Мы обнаружили, что большинство душевнобольных из нашей выборки не ищут уединения, они скорее избегают других. Они редко признают, что остаться одному - значит просто получить возможность заняться самому тем, что тебе нравится. Для них это скорее побег от трудностей, связанных с общением. Вот как мистер Джексон описывает свои ощущения: "Последнее время я стал каким-то раздражительным, с причудами. Я очень боюсь встречаться с людьми, но сам не знаю, почему". Для некоторых душевнобольных уход на пенсию - большая потеря, чем вдовство, так как отсутствие работы может означать потерю почти всех связей с окружающим миром. Мистера Джексона, например, работа ставила в условия вынужденного общения. Он постоянно находился в контакте с людьми, и это взаимоотношения были определенными и понятными. Он четко представлял, кому какая здесь отведена роль. Трудности же в общении, возможно, объяснились его давнишней молчаливостью или несходством характера с окружающими, но раньше работа и семья служили крепостью, защищавшей его от внешнего мира. Потеряв привычную опору, мистер Джексон стал всего бояться и остерегаться. И теперь, оставшись один, он боится стать предметом всеобщей насмешки. Он говорит: "Если я чувствую, что надо мной подшучивают, я обижаюсь - очень сильно обижаюсь".
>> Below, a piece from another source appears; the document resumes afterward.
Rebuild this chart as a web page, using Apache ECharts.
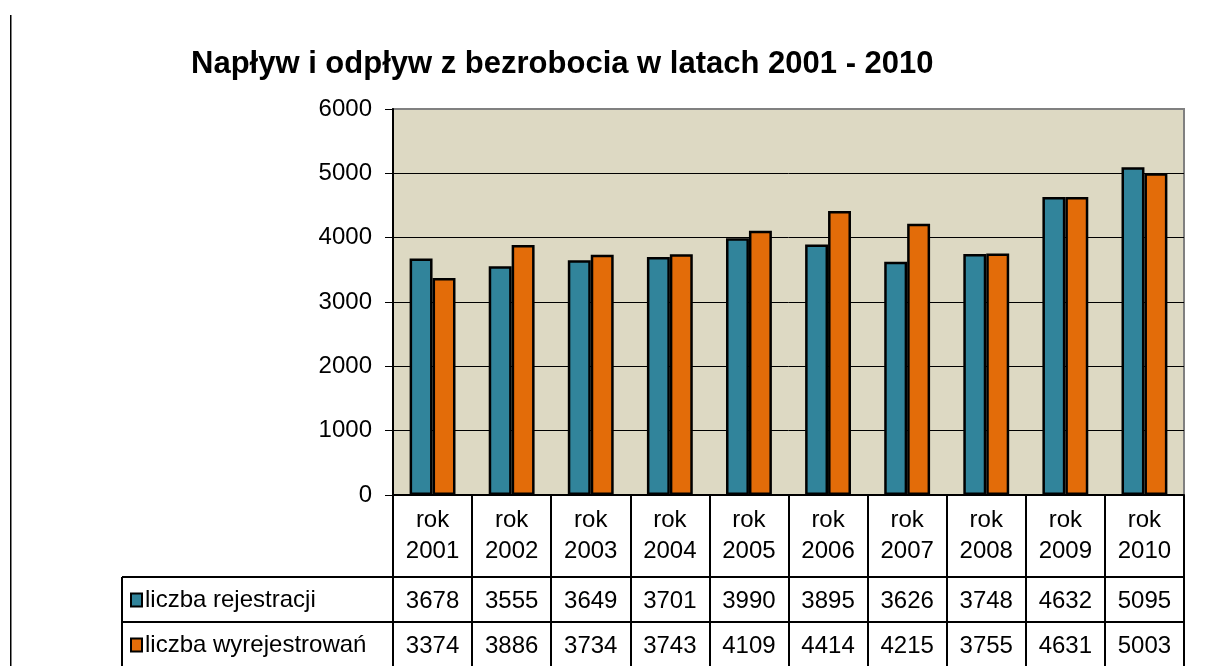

Нам было интересно узнать, сказывается ли такое столь разное отношение к пребыванию в одиночестве на отношении людей к проживанию отдельно ото всех. Поскольку "отдельное проживание" было в нашем опросе одной из переменных, регулирующих отбор людей из местных общин, и поскольку - волей-неволей - у нас набралась довольно много "отшельников" в больничной выборке, мы с особым интересом обратились с подобным вопросом к тем, кто живет один. Мы спросили их, не хочется ли им жить с кем-нибудь вместе. Некоторые отдельно проживающие респонденты вполне определенно выразили недовольство своим одиночеством, но большая часть высказалась в том смысле, что они пробовали жить с другими, но у них ничего из этого не получилось. Кое-кто, страшась одиночества или из соображения экономии, уже имел такой опыт совместного проживания, когда был моложе, но потом отказался от него. Среди наших респондентов были и такие, кто намеренно не принял приглашение друзей переехать к ним жить. Один мужчина из нашей выборки так описал обстоятельства, при которых он отклонил подобное предложение: "Я не решаюсь пойти на это, так как не хочу быть обузой. У двоих ребят - моих дружков - есть дом из четырех-пяти комнат примерно. Они позвали меня жить с ними. Говорят, что платить мне не придется. Ну, а я отказался, не потому что они мне не нравятся, просто хочу быть свободным, обязанным только самому себе". И тем не менее этот мужчина часто жаловался при опросах на все возрастающее чувство одиночества. Судя по его словам, потребность избежать зависимости сильнее всех остальных потребностей влияла теперь на его решения (интересно, что избежать зависимости для него значит сохранить свою "свободу").